"There is difference and there is power. And who holds the power decides the meaning of the difference." --June Jordan

Friday, June 6, 2008

To Mourn or Not to Mourn: A Sequential (sort of*) Roundup

There's some tension going on right now on these internets, and I don't really know what to say about it, because I'm busy trying to process it.

I don't know what to say, mostly because I totally identified with and appreciated Melissa's post about taking some time to mourn the loss of HRC's historic candidacy, but also because when I read BlackAmazon's response and Brownfemipower's critique, I realized they had a point. Melissa posted this to try to clear some things up, but it didn't go over quite so well, and then Octogalore spoke up in defense of the sense of loss Melissa was talking about.

I'm sure this isn't the end of it. Some want to mourn while others are playing tiny violins. I'm going to watch it continue to unfold.

[*Update: As Octogalore notes in the comments section, the links above are not sequential based on when they were posted. They are, however, listed in the order in which I read them, which is why I chose to present them in this way. I'm sorry if that caused any confusion, and thanks to Octogalore for pointing it out.]

7 comments:

Bq said...

My way of thinking about it is that there have been women candidates before (like shirley chisholm) and there will be women candidates after.

Bq said...

Another thought that I have is that there have been many women senators, but how many black senators?

When I read the last paragraph of that shakesville post, I thought I saw a confusion over race/gender - it seemed that she was creating a divide between people who cared about the racism and people who cared about the sexism. She also seemed to be arguing that the women who cared about sexism were totally devastated and did not have a historical first. Well, they do if they are woc.

Things like this make me consider the history of gendered violence against black men (in which black men were lynched to protect white women's "honor", with no evidence and often out of jealousy over ownership of a prosperous business or a thriving black town) and black women (who were raped with impunity by white men to terrorize communities as well, and not gendered as strongly as women to protect and pedestallize.

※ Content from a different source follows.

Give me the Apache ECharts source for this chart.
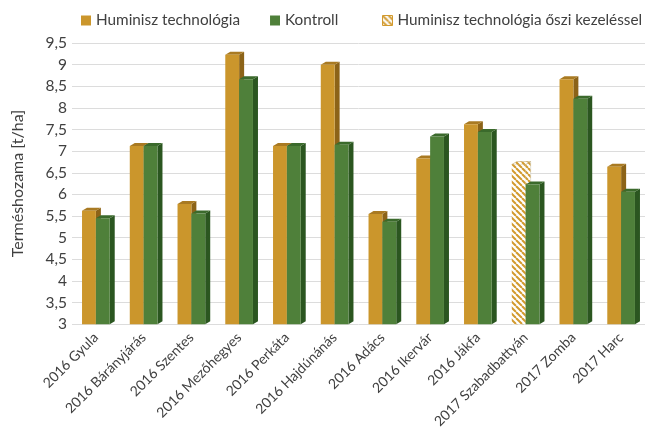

It seems that many people write things like that when they don't know or understand that history. I have a hard time feeling the tragedy of a powerful, well-connected white woman, who started her campaign with an almost guaranteed win, losing by a slim margin fair and square.

HRC is a also hawkish warmonger. Feminists around the globe have long been aware of how war is fundamentally anti-woman in a way that many American feminists have not had to reckon with.

Bq said...

* sorry, many white women senators, but how many black senators of either gender?

Octogalore said...

Thanks for the link, but FYI: the list isn't sequential. BFP's and my post were on the same day. I read hers after mine. Therefore, mine was not in response to hers and most likely vice versa.

Reason I mention this is that if I had been responding to her specifically, I would have done so directly. I have a lot of respect for BFP and no reason to be coy. My post makes clear that it is more generally directed to people at a multitude of websites and IRL who have voiced the general sentiment that it discusses.

Tracey said...

bq: Thanks for commenting. Sorry it took me so long to respond, but I stayed away from the computer all weekend. I totally agree with what you're saying, but I also do think that there's something legimate in being sad about HRC's campaign ending. I get what you mean about not feeling sorry for her loss, specifically, but her campaign was symbolic in many ways and important to many women for what it would have meant to finally (after forty-some men) have a female president.

I supported Hillary for president for all of the reasons Octogalore mentioned in her post, and I truly feel that she would have been a better candidate, even though I will now fully support Obama in the election. (Obama is not above reproach when it comes to war, since he voted many times to continue its funding.)

I can see how Melissa's post could be seen as problematic in the ways you mentioned, but because I am a regular reader at Shakesville and have read a lot of her writing, I wouldn't ever suspect that she is unaware of the history you brought up. She was just trying to reach out to female readers who feel especially downtrodden from the intense sexism HRC faced throughout this campaign.

Tracey said...

Octogalore: Thank you for pointing that out. I have updated the post to reflect this, and I'm sorry if I made it sound like your post was in response to BFP's.

(I loved your post, by the way. I thought it really summed up how I've been feeling about this whole issue.)

Octogalore said...

Thanks, Tracey; that means alot.

BQ: There are 74 total women in the House and Senate and 75 total POC in the House and Senate.

See: http://www.ethnicmajority.com/congress.htm
http://usgovinfo.about.com/library/weekly/aa121198.htm

In the Senate there are 13 women and 6 POC.

In the House there are 61 women and 69 POC.